John Lowe: Associate Director, Level Crossings team at TSP Projects.

Describe your route into engineering.

My route into engineering started at a very early age when I became interested in bridges and anything to do with railways and canals –  the latter because I used to walk to school every day along the towpath of the Bridgewater Canal; the first canal to be built in England. I also lived very close to, and walked around, an area called Chat Moss, a well-reported section of the Manchester to Liverpool route – the world’s first inter-city passenger railway. By living close to England’s first canal and a famous railway route I was probably destined to be an engineer! My ‘A’ level subjects were Mathematics, Physics and Chemistry as I wanted to do an engineering degree at university. I subsequently took a 4-year degree course in Civil & Structural Engineering at Bradford University and, after getting my degree, joined the railway industry as a graduate civil engineer.
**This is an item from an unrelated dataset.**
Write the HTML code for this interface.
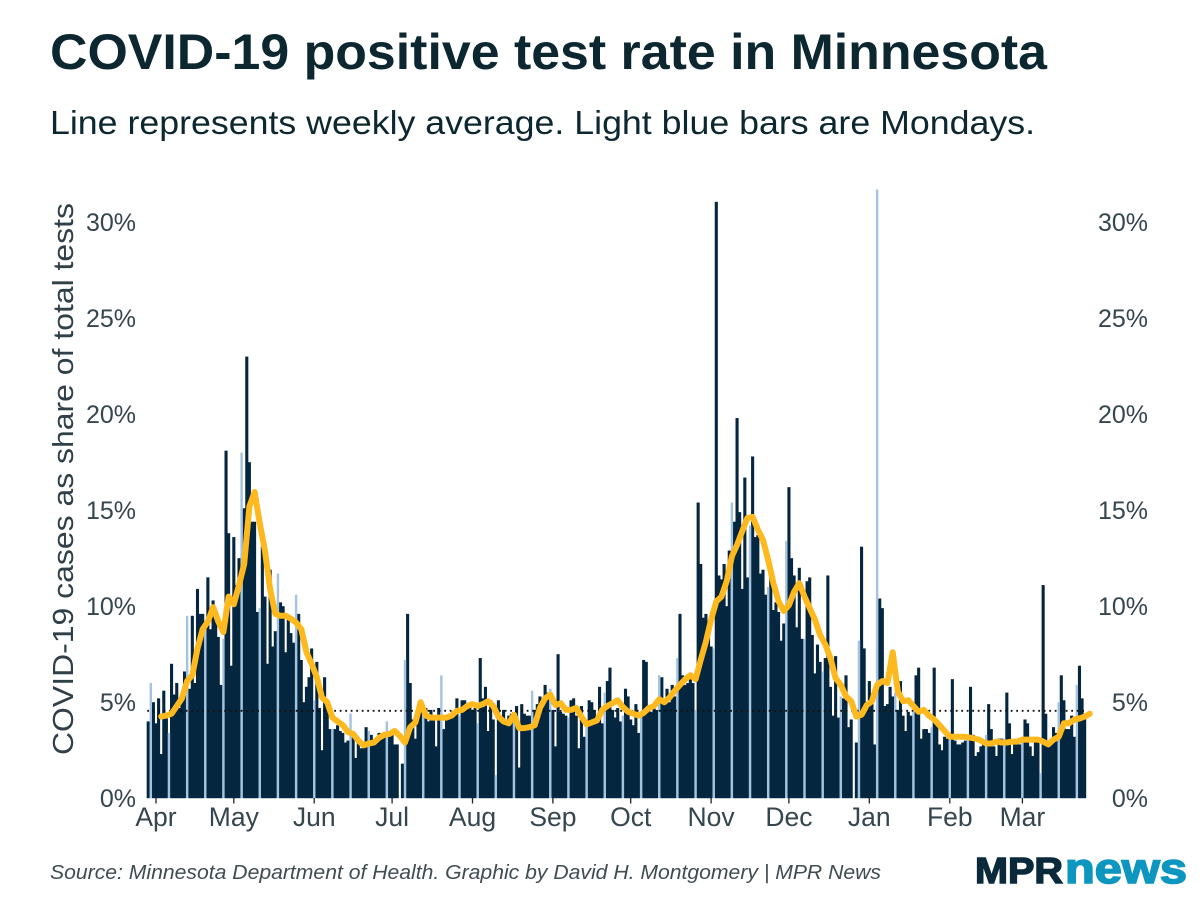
<!DOCTYPE html>
<html lang="en">
<head>
<meta charset="utf-8">
<title>COVID-19 positive test rate in Minnesota</title>
<style>
html,body{margin:0;padding:0;background:#fff;}
#wrap{width:1200px;height:900px;overflow:hidden;background:#fff;}
svg{display:block;}
text{font-family:"Liberation Sans",sans-serif;}
</style>
</head>
<body>
<div id="wrap">
<svg id="chart" width="1200" height="900" viewBox="0 0 1200 900" xmlns="http://www.w3.org/2000/svg">
  <text x="50" y="69" font-size="50" font-weight="700" fill="#0c2730" textLength="997" lengthAdjust="spacingAndGlyphs">COVID-19 positive test rate in Minnesota</text>
  <text x="50" y="134" font-size="33" fill="#0c2730" textLength="985" lengthAdjust="spacingAndGlyphs">Line represents weekly average. Light blue bars are Mondays.</text>
  <text transform="translate(73,755) rotate(-90)" x="0" y="0" font-size="29" fill="#2f4048" textLength="552" lengthAdjust="spacingAndGlyphs">COVID-19 cases as share of total tests</text>
  <g id="bars"></g>
  <g id="axes"></g>
  <g id="ref"></g>
  <g id="lineg"></g>
  <text x="50" y="879" font-size="20" font-style="italic" fill="#3f4c52" textLength="831" lengthAdjust="spacingAndGlyphs">Source: Minnesota Department of Health. Graphic by David H. Montgomery | MPR News</text>
  <g>
    <text x="975" y="883" font-size="36" font-weight="700" fill="#0a2a3c" stroke="#0a2a3c" stroke-width="1.4" textLength="88" lengthAdjust="spacingAndGlyphs">MPR</text>
    <text x="1065" y="883" font-size="43" font-weight="700" fill="#0d96bf" stroke="#0d96bf" stroke-width="1.6" textLength="122" lengthAdjust="spacingAndGlyphs">news</text>
  </g>
</svg>
</div>
<script>
// Daily positive test rate (%), one row per week, Sunday first, beginning Sunday, March 29, 2020.
var dailyRate = [
4.0,6.0,5.0,3.9,5.2,2.3,5.6,
4.4,3.4,7.0,5.4,6.0,4.7,5.1,
6.6,9.5,5.7,9.5,6.0,10.9,9.6,
9.6,8.7,11.5,8.8,10.3,9.5,8.4,
5.9,8.3,18.1,13.8,6.9,13.6,11.1,
12.5,18.0,15.1,23.0,17.5,14.4,14.4,
9.7,9.9,13.1,10.5,7.0,11.9,7.9,
8.7,11.7,10.2,10.0,7.6,9.5,8.6,
8.1,10.6,9.6,7.2,5.0,5.8,6.3,
7.8,5.1,7.1,4.7,2.5,6.3,4.9,
3.6,3.6,3.6,3.8,3.5,3.4,2.9,
3.0,4.4,3.4,2.1,2.9,2.6,2.7,
3.7,3.5,3.3,2.9,2.9,3.4,3.1,
3.4,4.0,3.4,3.5,2.8,2.8,0,
1.8,7.2,9.6,6.0,4.1,3.1,4.7,
4.7,4.6,4.7,4.0,4.6,4.1,2.7,
4.7,6.4,3.6,4.1,4.2,4.4,4.4,
5.2,4.3,5.1,5.1,4.8,4.8,4.6,
4.7,3.9,7.3,5.2,5.8,3.5,5.1,
4.1,1.2,5.1,4.3,4.6,4.1,4.3,
4.4,4.3,4.8,1.6,4.9,4.4,4.3,
4.3,5.6,4.6,4.9,5.3,5.0,5.9,
5.5,5.7,4.6,2.7,7.5,4.5,4.4,
4.3,4.2,5.1,5.2,4.3,2.6,4.8,
3.2,3.7,5.1,5.0,4.6,4.0,5.8,
3.9,5.5,6.1,6.8,4.6,4.2,4.7,
4.0,4.3,5.7,5.3,4.1,3.8,4.9,
3.4,4.3,7.2,7.1,4.7,4.5,4.8,
4.6,6.4,6.3,4.9,5.7,5.0,5.9,
5.3,7.3,9.6,6.4,5.9,6.0,6.4,
6.0,4.6,15.4,12.2,9.4,9.6,9.1,
7.9,7.8,31.06,11.6,11.4,12.2,10.0,
12.9,15.4,14.4,19.8,14.9,10.9,16.7,
11.5,14.2,17.8,13.6,13.7,11.7,11.9,
10.6,11.0,11.5,9.8,10.2,9.7,8.2,
9.1,13.4,16.2,12.5,11.6,8.9,12.0,
8.3,8.3,11.3,11.5,8.5,6.5,8.0,
7.1,6.6,7.3,11.6,5.8,4.3,7.4,
4.2,5.3,5.2,6.4,3.7,4.1,0,
2.9,8.2,13.1,7.8,4.6,6.1,5.0,
2.8,31.7,10.4,9.9,4.8,4.9,5.8,
5.3,5.5,4.6,6.1,4.3,3.5,4.5,
4.3,4.5,6.4,6.8,3.1,3.6,3.6,
3.4,3.7,6.8,4.1,2.8,2.5,3.2,
3.1,3.4,6.2,3.0,2.8,2.8,2.9,
3.0,3.2,5.8,3.3,2.2,2.4,2.7,
2.9,3.3,4.9,3.6,2.7,2.2,3.1,
3.1,3.1,5.5,3.9,2.3,2.9,2.9,
2.8,3.1,4.1,3.9,2.7,2.2,3.0,
3.0,1.3,11.1,4.4,3.0,3.0,3.7,
3.4,5.0,6.4,5.1,3.6,3.6,4.3,
3.2,5.9,6.9,5.2,4.4
];
// Weekly average (%), read every second day starting at the sixth bar.
var weeklyAverage = [
4.25,4.3,4.4,4.8,5.2,6.1,6.4,7.8,8.8,9.2,9.95,9.2,8.65,10.5,10.1,11.1,12.2,15.2,15.95,14.3,
12.9,10.9,9.6,9.5,9.5,9.35,9.15,8.8,7.6,7.0,6.3,5.25,5.0,4.2,4.0,3.8,3.45,3.35,3.0,2.75,
2.85,2.9,3.15,3.3,3.35,3.5,3.25,2.9,3.7,3.95,5.0,4.3,4.2,4.2,4.2,4.2,4.3,4.55,
4.6,4.8,4.9,4.8,4.9,5.05,4.8,4.25,4.0,3.9,4.35,3.65,3.65,3.7,3.8,4.7,5.2,5.4,4.85,4.95,4.6,4.6,
4.7,4.25,3.85,3.95,4.05,4.6,4.8,4.95,5.1,4.75,4.5,4.4,4.3,4.45,4.7,4.8,5.15,5.0,5.25,5.6,5.9,6.2,6.4,6.2,
7.2,8.15,9.3,10.25,10.5,11.3,12.6,13.2,13.9,14.6,14.65,14.0,13.45,12.4,11.2,10.25,9.75,10.05,10.75,11.2,
10.5,9.9,9.3,8.5,8.0,7.3,6.25,5.9,5.3,5.05,4.25,4.35,4.85,5.05,5.9,6.1,6.0,7.6,5.55,5.05,
5.1,4.8,4.5,4.6,4.3,4.1,3.8,3.5,3.2,3.2,3.2,3.2,3.15,3.1,3.0,2.85,2.85,2.95,2.9,2.9,2.95,2.95,
3.05,3.05,3.05,3.05,2.95,2.8,3.05,3.2,3.9,3.9,4.1,4.15,4.25,4.4
];
var monthLabels = ['Apr','May','Jun','Jul','Aug','Sep','Oct','Nov','Dec','Jan','Feb','Mar'];
var monthStartDays = [0,30,61,91,122,153,183,214,244,275,306,334];
var yTickValues = [0,5,10,15,20,25,30];
var referenceRate = 4.55;

var SVGNS = 'http://www.w3.org/2000/svg';
function xDay(d){ return 156 + 2.594 * d; }
function yVal(v){ return 798.2 - 19.2 * v; }
function xBar(i){ return xDay(i - 3); }
function mk(tag, parent){
  var el = document.createElementNS(SVGNS, tag);
  parent.appendChild(el);
  return el;
}

var barsG = document.getElementById('bars');
var axesG = document.getElementById('axes');
var refG = document.getElementById('ref');
var lineG = document.getElementById('lineg');

// Dark bars first, Mondays on top.
[false, true].forEach(function(mondayPass){
  dailyRate.forEach(function(v, i){
    var isMonday = (i % 7) === 1;
    if (isMonday !== mondayPass || v <= 0) return;
    var r = mk('rect', barsG);
    var w = isMonday ? 2.4 : 3.1;
    r.setAttribute('x', (xBar(i) - w / 2).toFixed(2));
    r.setAttribute('y', yVal(v).toFixed(2));
    r.setAttribute('width', w);
    r.setAttribute('height', (yVal(0) - yVal(v)).toFixed(2));
    r.setAttribute('fill', isMonday ? '#a3c3e0' : '#05263f');
    
    
  });
});

yTickValues.forEach(function(v){
  var left = mk('text', axesG);
  left.setAttribute('x', 136);
  left.setAttribute('y', (yVal(v) + 9).toFixed(1));
  left.setAttribute('text-anchor', 'end');
  left.setAttribute('font-size', '25');
  left.setAttribute('fill', '#36464e');
  left.textContent = v + '%';
  
  
  var right = mk('text', axesG);
  right.setAttribute('x', 1148);
  right.setAttribute('y', (yVal(v) + 9).toFixed(1));
  right.setAttribute('text-anchor', 'end');
  right.setAttribute('font-size', '25');
  right.setAttribute('fill', '#36464e');
  right.textContent = v + '%';
  
  
});

monthLabels.forEach(function(m, k){
  var x = xDay(monthStartDays[k]);
  var t = mk('line', axesG);
  t.setAttribute('x1', x.toFixed(1));
  t.setAttribute('x2', x.toFixed(1));
  t.setAttribute('y1', 798);
  t.setAttribute('y2', 803.5);
  t.setAttribute('stroke', '#222');
  t.setAttribute('stroke-width', '1.3');
  
  
  var l = mk('text', axesG);
  l.setAttribute('x', x.toFixed(1));
  l.setAttribute('y', 826);
  l.setAttribute('text-anchor', 'middle');
  l.setAttribute('font-size', '26.5');
  l.setAttribute('fill', '#36464e');
  l.textContent = m;
  
  
});

var refLine = mk('line', refG);
refLine.setAttribute('x1', xBar(0) - 1);
refLine.setAttribute('x2', xBar(dailyRate.length - 1) + 1);
refLine.setAttribute('y1', yVal(referenceRate).toFixed(1));
refLine.setAttribute('y2', yVal(referenceRate).toFixed(1));
refLine.setAttribute('stroke', '#111');
refLine.setAttribute('stroke-width', '1.8');
refLine.setAttribute('stroke-dasharray', '1.8 3.7');



var pts = weeklyAverage.map(function(v, k){
  return xBar(5 + 2 * k).toFixed(1) + ',' + yVal(v).toFixed(1);
});
var avg = mk('polyline', lineG);
avg.setAttribute('points', pts.join(' '));
avg.setAttribute('fill', 'none');
avg.setAttribute('stroke', '#fdb91e');
avg.setAttribute('stroke-width', '6');
avg.setAttribute('stroke-linejoin', 'round');
avg.setAttribute('stroke-linecap', 'round');


</script>
</body>
</html>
The rest is history!

How is engineering different from what you expected?

It isn’t – I expected a rewarding career – and I got one!

What is the best part of your job?

The best part of my job is creating designs that will ultimately be constructed and serve the general public. I also thoroughly enjoy going into schools to give children an insight into what an engineer does and to encourage them to consider engineering as a career. Mentoring the young people who join the industry is also something I take great satisfaction from.

How has your job changed as you’ve progressed? 

There have been many changes since I joined the industry in 1979 – many for the better. For instance, people were allowed to openly smoke cigarettes in the office and for many years I sat next to a heavy smoker. I also had to create engineering drawings by hand on tracing paper using pencil and pen. If you made a mistake it could take hours to correct. CAD has eliminated that heartache. Also, when writing letters to a client you had to first write a draft letter which then went to a central typing pool in another building which then came back several days later typed up. This then was posted to the client – the whole process from drafting to the client receiving the letter was several days – and then it took several days for a reply! Emails have changed all that.

What would you say to someone considering a career in engineering?

Go for it! Engineering is such a wonderfully rewarding career that could lead you to work and live anywhere in the world!